■ **Work to be completed**
Return each line holding the string "this".

■ **Dataset excerpts**

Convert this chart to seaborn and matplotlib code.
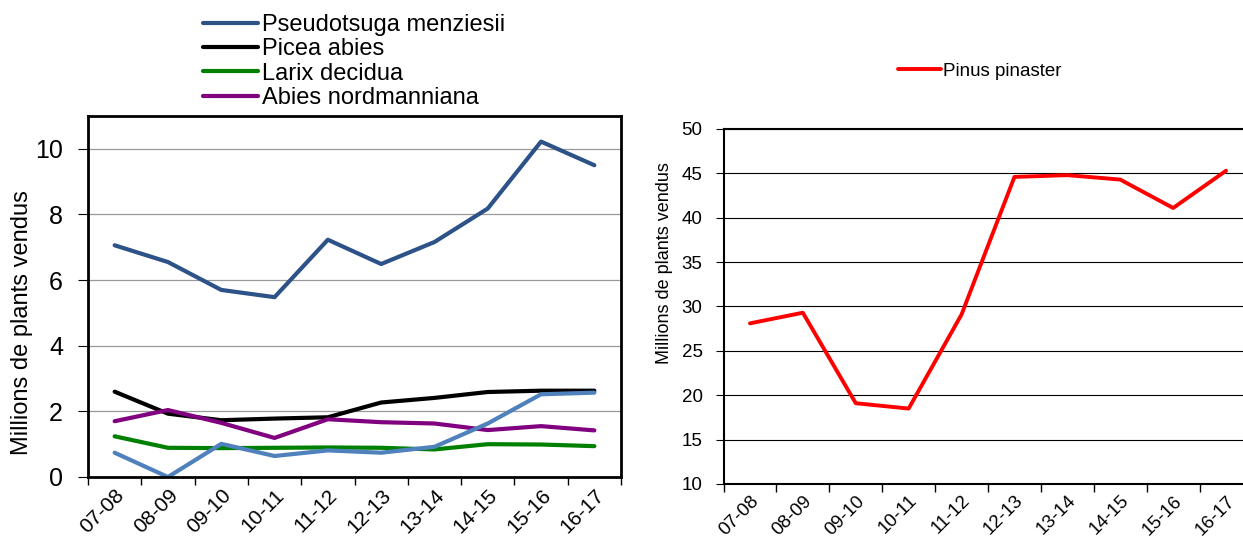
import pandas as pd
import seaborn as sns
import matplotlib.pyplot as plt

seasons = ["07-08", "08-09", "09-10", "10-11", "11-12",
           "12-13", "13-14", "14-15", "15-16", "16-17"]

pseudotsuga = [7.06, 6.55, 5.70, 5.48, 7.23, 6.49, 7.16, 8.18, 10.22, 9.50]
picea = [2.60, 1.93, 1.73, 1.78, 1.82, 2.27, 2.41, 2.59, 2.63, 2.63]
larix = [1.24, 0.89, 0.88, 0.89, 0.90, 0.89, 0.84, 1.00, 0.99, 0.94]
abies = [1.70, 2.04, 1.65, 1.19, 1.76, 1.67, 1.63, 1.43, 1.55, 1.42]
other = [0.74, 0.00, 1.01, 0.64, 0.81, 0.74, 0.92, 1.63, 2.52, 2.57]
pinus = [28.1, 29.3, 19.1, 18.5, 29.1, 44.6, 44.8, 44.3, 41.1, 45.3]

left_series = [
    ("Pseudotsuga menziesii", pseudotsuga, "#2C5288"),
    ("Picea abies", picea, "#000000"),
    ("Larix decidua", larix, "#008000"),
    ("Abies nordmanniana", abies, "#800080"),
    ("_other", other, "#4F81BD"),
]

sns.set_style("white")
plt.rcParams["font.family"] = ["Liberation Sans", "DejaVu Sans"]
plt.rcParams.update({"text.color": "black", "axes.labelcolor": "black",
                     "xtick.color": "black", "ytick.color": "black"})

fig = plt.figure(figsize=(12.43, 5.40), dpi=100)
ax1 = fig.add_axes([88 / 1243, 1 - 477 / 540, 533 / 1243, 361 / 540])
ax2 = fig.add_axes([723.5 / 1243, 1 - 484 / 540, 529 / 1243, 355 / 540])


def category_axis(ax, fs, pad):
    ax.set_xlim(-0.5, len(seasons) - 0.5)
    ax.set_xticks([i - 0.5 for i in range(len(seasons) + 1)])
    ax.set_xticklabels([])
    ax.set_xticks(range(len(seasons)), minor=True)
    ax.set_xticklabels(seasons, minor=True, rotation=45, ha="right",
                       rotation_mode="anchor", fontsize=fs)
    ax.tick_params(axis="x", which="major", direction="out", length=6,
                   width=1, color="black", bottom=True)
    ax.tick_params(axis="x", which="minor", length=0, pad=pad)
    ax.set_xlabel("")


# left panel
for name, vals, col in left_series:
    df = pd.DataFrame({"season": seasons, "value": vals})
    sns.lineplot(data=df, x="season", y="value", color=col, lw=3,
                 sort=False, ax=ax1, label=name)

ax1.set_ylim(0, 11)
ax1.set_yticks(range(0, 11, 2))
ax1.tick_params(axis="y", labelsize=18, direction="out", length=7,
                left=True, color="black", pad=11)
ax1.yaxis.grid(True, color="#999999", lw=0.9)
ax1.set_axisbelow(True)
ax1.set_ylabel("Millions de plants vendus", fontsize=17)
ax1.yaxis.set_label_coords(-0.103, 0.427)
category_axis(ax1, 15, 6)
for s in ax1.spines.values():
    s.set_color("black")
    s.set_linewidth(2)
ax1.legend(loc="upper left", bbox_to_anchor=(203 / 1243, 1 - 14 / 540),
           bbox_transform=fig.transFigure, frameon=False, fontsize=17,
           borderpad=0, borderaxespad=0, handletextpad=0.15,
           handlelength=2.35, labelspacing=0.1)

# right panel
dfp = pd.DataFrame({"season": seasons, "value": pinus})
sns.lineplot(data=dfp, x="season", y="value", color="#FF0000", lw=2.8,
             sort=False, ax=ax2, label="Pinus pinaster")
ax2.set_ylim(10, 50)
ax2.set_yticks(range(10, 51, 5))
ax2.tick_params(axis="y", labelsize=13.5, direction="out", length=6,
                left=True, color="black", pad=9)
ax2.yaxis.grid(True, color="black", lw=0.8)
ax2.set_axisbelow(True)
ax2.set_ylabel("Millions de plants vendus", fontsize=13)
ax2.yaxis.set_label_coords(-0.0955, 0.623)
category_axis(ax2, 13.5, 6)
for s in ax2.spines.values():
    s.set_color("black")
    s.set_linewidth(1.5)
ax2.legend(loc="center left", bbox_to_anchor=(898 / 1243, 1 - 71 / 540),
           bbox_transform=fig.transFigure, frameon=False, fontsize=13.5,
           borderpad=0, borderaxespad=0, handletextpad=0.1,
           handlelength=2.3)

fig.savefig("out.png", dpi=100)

--

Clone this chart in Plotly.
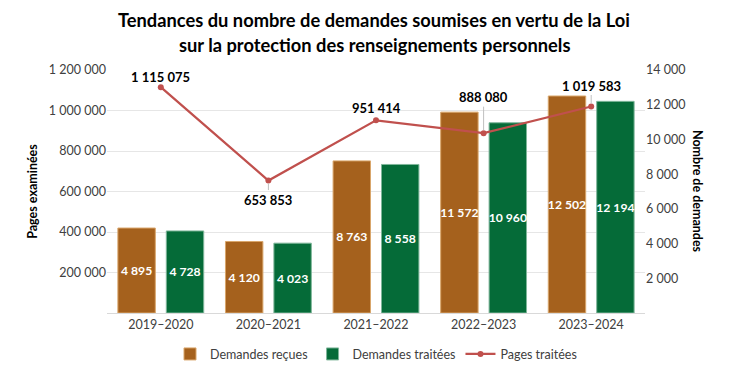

■ **Reply to the exercise**
Convert this chart to seaborn and matplotlib code.
Clone this chart in Plotly.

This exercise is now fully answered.